▶ _SUPPLIED MATERIAL_
***
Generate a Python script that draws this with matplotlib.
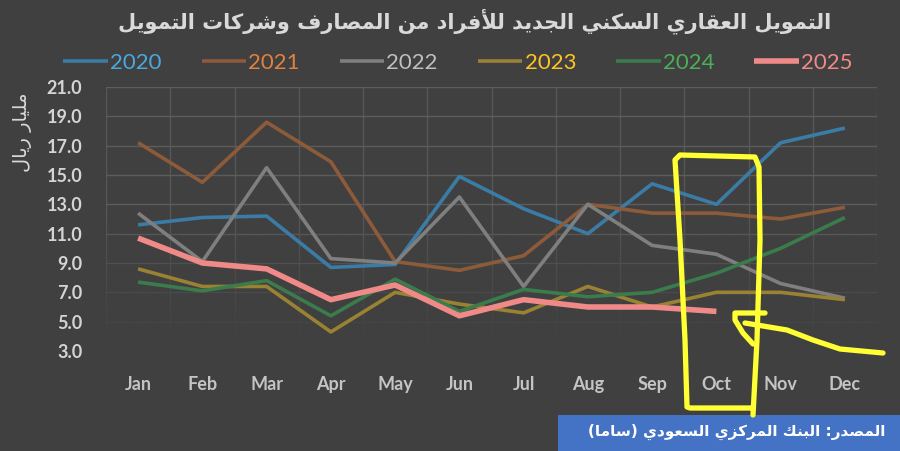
import matplotlib
matplotlib.use("Agg")
import matplotlib.pyplot as plt
import numpy as np
from matplotlib.colors import to_rgb
from matplotlib.lines import Line2D
from matplotlib.patches import Rectangle

# data (billion SAR)
months = ["Jan", "Feb", "Mar", "Apr", "May", "Jun", "Jul", "Aug", "Sep", "Oct", "Nov", "Dec"]
y2020 = [11.6, 12.1, 12.2, 8.7, 8.9, 14.9, 12.7, 11.0, 14.4, 13.0, 17.2, 18.2]
y2021 = [17.2, 14.5, 18.6, 15.9, 9.1, 8.5, 9.5, 13.0, 12.4, 12.4, 12.0, 12.8]
y2022 = [12.4, 9.1, 15.5, 9.3, 9.0, 13.5, 7.4, 13.0, 10.2, 9.6, 7.6, 6.6]
y2023 = [8.6, 7.4, 7.4, 4.3, 7.0, 6.2, 5.6, 7.4, 6.0, 7.0, 7.0, 6.5]
y2024 = [7.7, 7.1, 7.8, 5.4, 7.9, 5.7, 7.2, 6.7, 7.0, 8.3, 10.0, 12.1]
y2025 = [10.7, 9.0, 8.6, 6.5, 7.5, 5.4, 6.5, 6.0, 6.0, 5.7]
years = ["2020", "2021", "2022", "2023", "2024", "2025"]
yticks = [3, 5, 7, 9, 11, 13, 15, 17, 19, 21]

title_txt = "التمويل العقاري السكني الجديد للأفراد من المصارف وشركات التمويل"
ylabel_txt = "مليار ريال"
source_txt = "المصدر: البنك المركزي السعودي (ساما)"

# --- tiny arabic shaper (matplotlib has no complex text layout) ---
FORMS = {
    "ا": ("\uFE8D", "\uFE8E"), "أ": ("\uFE83", "\uFE84"),
    "د": ("\uFEA9", "\uFEAA"), "ر": ("\uFEAD", "\uFEAE"),
    "ز": ("\uFEAF", "\uFEB0"), "و": ("\uFEED", "\uFEEE"),
    "ب": ("\uFE8F", "\uFE90", "\uFE91", "\uFE92"),
    "ت": ("\uFE95", "\uFE96", "\uFE97", "\uFE98"),
    "ج": ("\uFE9D", "\uFE9E", "\uFE9F", "\uFEA0"),
    "س": ("\uFEB1", "\uFEB2", "\uFEB3", "\uFEB4"),
    "ش": ("\uFEB5", "\uFEB6", "\uFEB7", "\uFEB8"),
    "ص": ("\uFEB9", "\uFEBA", "\uFEBB", "\uFEBC"),
    "ع": ("\uFEC9", "\uFECA", "\uFECB", "\uFECC"),
    "ف": ("\uFED1", "\uFED2", "\uFED3", "\uFED4"),
    "ق": ("\uFED5", "\uFED6", "\uFED7", "\uFED8"),
    "ك": ("\uFED9", "\uFEDA", "\uFEDB", "\uFEDC"),
    "ل": ("\uFEDD", "\uFEDE", "\uFEDF", "\uFEE0"),
    "م": ("\uFEE1", "\uFEE2", "\uFEE3", "\uFEE4"),
    "ن": ("\uFEE5", "\uFEE6", "\uFEE7", "\uFEE8"),
    "ي": ("\uFEF1", "\uFEF2", "\uFEF3", "\uFEF4"),
}
LAM_ALEF = {"ا": ("\uFEFB", "\uFEFC"), "أ": ("\uFEF7", "\uFEF8")}


def dual(c):
    return c in FORMS and len(FORMS[c]) == 4


def shape(text):
    out = []
    i = 0
    while i < len(text):
        c = text[i]
        if c not in FORMS:
            out.append(c)
            i += 1
            continue
        prev_j = i > 0 and dual(text[i - 1])
        nxt = text[i + 1] if i + 1 < len(text) else ""
        if c == "ل" and nxt in LAM_ALEF:
            out.append(LAM_ALEF[nxt][1 if prev_j else 0])
            i += 2
            continue
        next_j = dual(c) and nxt in FORMS
        f = FORMS[c]
        if prev_j and next_j:
            out.append(f[3])
        elif prev_j:
            out.append(f[1])
        elif next_j:
            out.append(f[2])
        else:
            out.append(f[0])
        i += 1
    s = "".join(reversed(out))
    return s.translate(str.maketrans("()", ")("))


BG = "#404040"
line_cols = ["#3b7ca6", "#8e5b3a", "#7f7f7f", "#9a8233", "#3a7c4b", "#f08a88"]
text_cols = ["#4aa8e0", "#e0823c", "#bfbfbf", "#ffc423", "#4cae55", "#f08a88"]
widths = [2.6, 2.6, 2.6, 2.6, 2.6, 4.0]
AR = ["DejaVu Sans"]

fig = plt.figure(figsize=(9, 4.51), dpi=100, facecolor=BG)
ax = fig.add_axes([106 / 900, 1 - 351 / 451, 771 / 900, 264 / 451])
ax.set_facecolor(BG)

series = [y2020, y2021, y2022, y2023, y2024, y2025]
for yr, vals, c, w in zip(years, series, line_cols, widths):
    ax.plot(range(len(vals)), vals, color=c, lw=w, label=yr, solid_capstyle="butt", zorder=3)

ax.set_xlim(-0.5, 11.5)
ax.set_ylim(3, 21)
ax.set_yticks(yticks)
ax.set_yticklabels([f"{v:.1f}" for v in yticks])
ax.set_xticks(range(12))
ax.set_xticklabels(months)
ax.set_xticks([k - 0.5 for k in range(13)], minor=True)
ax.grid(axis="y", which="major", color="#5c5c5c", lw=1)
ax.grid(axis="x", which="minor", color="#575757", lw=1)
ax.set_axisbelow(True)

# grid fades out towards the bottom of the plot
fade = np.zeros((200, 2, 4))
fade[..., :3] = to_rgb(BG)
fade[..., 3] = np.clip(np.linspace(1.0, -0.15, 200), 0, 1)[:, None] ** 0.8
ax.imshow(fade, extent=(-0.5, 11.5, 3, 13.5), origin="lower", aspect="auto",
          interpolation="bilinear", zorder=1)
ax.set_xlim(-0.5, 11.5)
ax.set_ylim(3, 21)

for s in ax.spines.values():
    s.set_visible(False)
ax.tick_params(which="both", length=0)
ax.tick_params(axis="y", pad=17, labelsize=13, labelcolor="#d4d4d4")
ax.tick_params(axis="x", pad=18, labelsize=13, labelcolor="#c4c4c4")
for lab in ax.get_xticklabels() + ax.get_yticklabels():
    lab.set_fontfamily("Lato")
    lab.set_fontweight("bold")

leg = fig.legend(loc="center", bbox_to_anchor=(458 / 900, 1 - 63 / 451), ncol=6,
                 frameon=False, handlelength=2.0, handletextpad=0.1, columnspacing=1.8,
                 prop={"family": "Lato", "size": 16})
for t, c in zip(leg.get_texts(), text_cols):
    t.set_color(c)

fig.text(475 / 900, 1 - 21 / 451, shape(title_txt), ha="center", va="center",
         fontsize=15, fontweight="bold", color="#d9d9d9", family=AR)
fig.text(23 / 900, 1 - 132 / 451, shape(ylabel_txt), ha="center", va="center",
         rotation=90, fontsize=14, color="#d9d9d9", family=AR)

fig.patches.append(Rectangle((558 / 900, 0), 342 / 900, 36 / 451,
                             transform=fig.transFigure, facecolor="#4472c4", edgecolor="none"))
fig.text(885 / 900, 1 - 432 / 451, shape(source_txt), ha="right", va="center",
         fontsize=11, fontweight="bold", color="white", family=AR)

# yellow hand-drawn marker over the chart (pixel coords of the screenshot)
scribbles = [
    [(753, 415), (757, 340), (760, 240), (759, 167), (755, 157), (680, 155), (675, 160),
     (680, 240), (685, 340), (687, 407), (690, 408), (753, 408)],
    [(765, 313), (735, 313), (735, 320), (743, 333), (753, 344)],
    [(745, 323), (787, 330), (813, 340), (840, 349), (883, 353)],
]
for pts in scribbles:
    xs = [p[0] / 900 for p in pts]
    ys = [1 - p[1] / 451 for p in pts]
    fig.add_artist(Line2D(xs, ys, transform=fig.transFigure, color="#ffff33", lw=3.8,
                          solid_joinstyle="round", solid_capstyle="round"))

fig.savefig("out.png", dpi=100, facecolor=BG)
***
▶ _WHAT YOU SHOULD DO_
Only the lines from the top of the data through the line with "البنك المركزي السعودي" should be quoted, exactly and with both ends kept; skip the pictures.

▶ _TASK ANSWER_
Generate a Python script that draws this with matplotlib.
import matplotlib
matplotlib.use("Agg")
import matplotlib.pyplot as plt
import numpy as np
from matplotlib.colors import to_rgb
from matplotlib.lines import Line2D
from matplotlib.patches import Rectangle

# data (billion SAR)
months = ["Jan", "Feb", "Mar", "Apr", "May", "Jun", "Jul", "Aug", "Sep", "Oct", "Nov", "Dec"]
y2020 = [11.6, 12.1, 12.2, 8.7, 8.9, 14.9, 12.7, 11.0, 14.4, 13.0, 17.2, 18.2]
y2021 = [17.2, 14.5, 18.6, 15.9, 9.1, 8.5, 9.5, 13.0, 12.4, 12.4, 12.0, 12.8]
y2022 = [12.4, 9.1, 15.5, 9.3, 9.0, 13.5, 7.4, 13.0, 10.2, 9.6, 7.6, 6.6]
y2023 = [8.6, 7.4, 7.4, 4.3, 7.0, 6.2, 5.6, 7.4, 6.0, 7.0, 7.0, 6.5]
y2024 = [7.7, 7.1, 7.8, 5.4, 7.9, 5.7, 7.2, 6.7, 7.0, 8.3, 10.0, 12.1]
y2025 = [10.7, 9.0, 8.6, 6.5, 7.5, 5.4, 6.5, 6.0, 6.0, 5.7]
years = ["2020", "2021", "2022", "2023", "2024", "2025"]
yticks = [3, 5, 7, 9, 11, 13, 15, 17, 19, 21]

title_txt = "التمويل العقاري السكني الجديد للأفراد من المصارف وشركات التمويل"
ylabel_txt = "مليار ريال"
source_txt = "المصدر: البنك المركزي السعودي (ساما)"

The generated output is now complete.